### [AIM]
Print the entries that appear below, exactly as written and without their pictures.
═════ PROVIDED RECORDS
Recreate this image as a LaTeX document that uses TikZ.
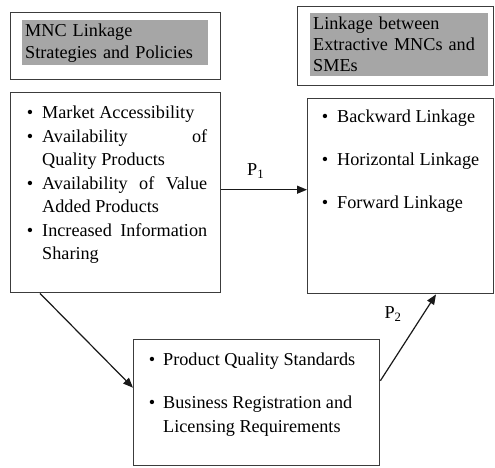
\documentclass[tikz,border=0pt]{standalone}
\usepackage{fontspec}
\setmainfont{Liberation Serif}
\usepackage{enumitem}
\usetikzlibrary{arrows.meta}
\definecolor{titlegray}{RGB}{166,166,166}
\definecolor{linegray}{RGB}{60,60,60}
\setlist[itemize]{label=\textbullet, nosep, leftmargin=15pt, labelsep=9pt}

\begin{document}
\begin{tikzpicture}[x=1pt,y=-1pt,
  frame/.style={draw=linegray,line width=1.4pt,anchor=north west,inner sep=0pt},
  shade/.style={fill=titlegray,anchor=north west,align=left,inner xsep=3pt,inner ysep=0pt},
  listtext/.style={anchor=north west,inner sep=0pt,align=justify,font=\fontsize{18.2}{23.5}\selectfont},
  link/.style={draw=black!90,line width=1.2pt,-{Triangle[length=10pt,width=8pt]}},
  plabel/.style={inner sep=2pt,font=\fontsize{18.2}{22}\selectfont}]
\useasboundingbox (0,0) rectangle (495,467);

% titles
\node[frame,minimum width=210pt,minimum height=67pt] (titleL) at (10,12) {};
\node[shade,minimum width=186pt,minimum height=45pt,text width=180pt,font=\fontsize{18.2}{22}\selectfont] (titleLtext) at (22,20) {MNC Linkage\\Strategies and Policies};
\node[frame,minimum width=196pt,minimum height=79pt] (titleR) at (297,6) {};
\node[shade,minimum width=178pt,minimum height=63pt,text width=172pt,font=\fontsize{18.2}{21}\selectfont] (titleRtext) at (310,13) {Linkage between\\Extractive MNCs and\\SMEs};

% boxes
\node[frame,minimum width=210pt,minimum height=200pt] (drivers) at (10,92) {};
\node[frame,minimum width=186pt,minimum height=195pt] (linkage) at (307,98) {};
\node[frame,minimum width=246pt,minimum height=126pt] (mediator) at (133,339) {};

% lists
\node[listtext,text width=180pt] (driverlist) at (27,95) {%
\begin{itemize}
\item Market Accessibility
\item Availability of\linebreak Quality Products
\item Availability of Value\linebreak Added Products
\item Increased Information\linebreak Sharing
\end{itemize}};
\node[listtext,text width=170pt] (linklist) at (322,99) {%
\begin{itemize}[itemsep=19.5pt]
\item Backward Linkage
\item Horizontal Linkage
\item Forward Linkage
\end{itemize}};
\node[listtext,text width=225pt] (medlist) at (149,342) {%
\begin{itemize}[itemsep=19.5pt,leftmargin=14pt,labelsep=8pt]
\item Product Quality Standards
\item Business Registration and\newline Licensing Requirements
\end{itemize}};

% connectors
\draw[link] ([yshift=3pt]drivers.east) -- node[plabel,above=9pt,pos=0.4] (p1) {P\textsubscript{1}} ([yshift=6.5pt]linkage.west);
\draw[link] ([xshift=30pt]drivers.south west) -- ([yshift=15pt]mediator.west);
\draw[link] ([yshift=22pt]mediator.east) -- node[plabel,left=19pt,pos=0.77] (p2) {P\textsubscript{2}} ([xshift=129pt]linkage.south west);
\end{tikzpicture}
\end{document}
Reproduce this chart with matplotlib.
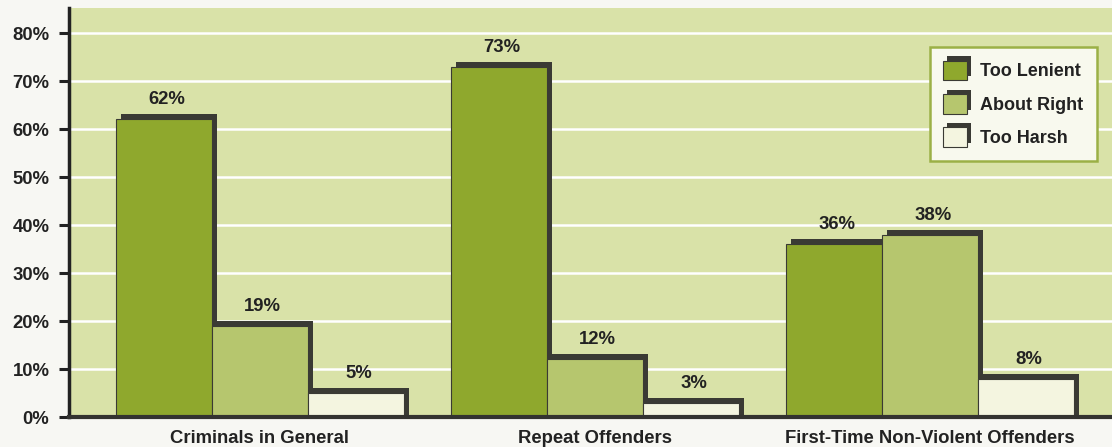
══════════
### [THE SOLUTION]
Recreate this image as a LaTeX document that uses TikZ.
\documentclass[tikz,border=0pt]{standalone}
\usepackage{fontspec}
\setmainfont{Liberation Serif}
\usepackage{enumitem}
\usetikzlibrary{arrows.meta}
\definecolor{titlegray}{RGB}{166,166,166}
\definecolor{linegray}{RGB}{60,60,60}
\setlist[itemize]{label=\textbullet, nosep, leftmargin=15pt, labelsep=9pt}

\begin{document}
\begin{tikzpicture}[x=1pt,y=-1pt,
  frame/.style={draw=linegray,line width=1.4pt,anchor=north west,inner sep=0pt},
  shade/.style={fill=titlegray,anchor=north west,align=left,inner xsep=3pt,inner ysep=0pt},
  listtext/.style={anchor=north west,inner sep=0pt,align=justify,font=\fontsize{18.2}{23.5}\selectfont},
  link/.style={draw=black!90,line width=1.2pt,-{Triangle[length=10pt,width=8pt]}},
  plabel/.style={inner sep=2pt,font=\fontsize{18.2}{22}\selectfont}]
\useasboundingbox (0,0) rectangle (495,467);

% titles
\node[frame,minimum width=210pt,minimum height=67pt] (titleL) at (10,12) {};
\node[shade,minimum width=186pt,minimum height=45pt,text width=180pt,font=\fontsize{18.2}{22}\selectfont] (titleLtext) at (22,20) {MNC Linkage\\Strategies and Policies};
\node[frame,minimum width=196pt,minimum height=79pt] (titleR) at (297,6) {};
\node[shade,minimum width=178pt,minimum height=63pt,text width=172pt,font=\fontsize{18.2}{21}\selectfont] (titleRtext) at (310,13) {Linkage between\\Extractive MNCs and\\SMEs};

% boxes
\node[frame,minimum width=210pt,minimum height=200pt] (drivers) at (10,92) {};
\node[frame,minimum width=186pt,minimum height=195pt] (linkage) at (307,98) {};
\node[frame,minimum width=246pt,minimum height=126pt] (mediator) at (133,339) {};

% lists
\node[listtext,text width=180pt] (driverlist) at (27,95) {%
\begin{itemize}
\item Market Accessibility
\item Availability of\linebreak Quality Products
\item Availability of Value\linebreak Added Products
\item Increased Information\linebreak Sharing
\end{itemize}};
\node[listtext,text width=170pt] (linklist) at (322,99) {%
\begin{itemize}[itemsep=19.5pt]
\item Backward Linkage
\item Horizontal Linkage
\item Forward Linkage
\end{itemize}};
\node[listtext,text width=225pt] (medlist) at (149,342) {%
\begin{itemize}[itemsep=19.5pt,leftmargin=14pt,labelsep=8pt]
\item Product Quality Standards
\item Business Registration and\newline Licensing Requirements
\end{itemize}};

% connectors
\draw[link] ([yshift=3pt]drivers.east) -- node[plabel,above=9pt,pos=0.4] (p1) {P\textsubscript{1}} ([yshift=6.5pt]linkage.west);
\draw[link] ([xshift=30pt]drivers.south west) -- ([yshift=15pt]mediator.west);
\draw[link] ([yshift=22pt]mediator.east) -- node[plabel,left=19pt,pos=0.77] (p2) {P\textsubscript{2}} ([xshift=129pt]linkage.south west);
\end{tikzpicture}
\end{document}
Reproduce this chart with matplotlib.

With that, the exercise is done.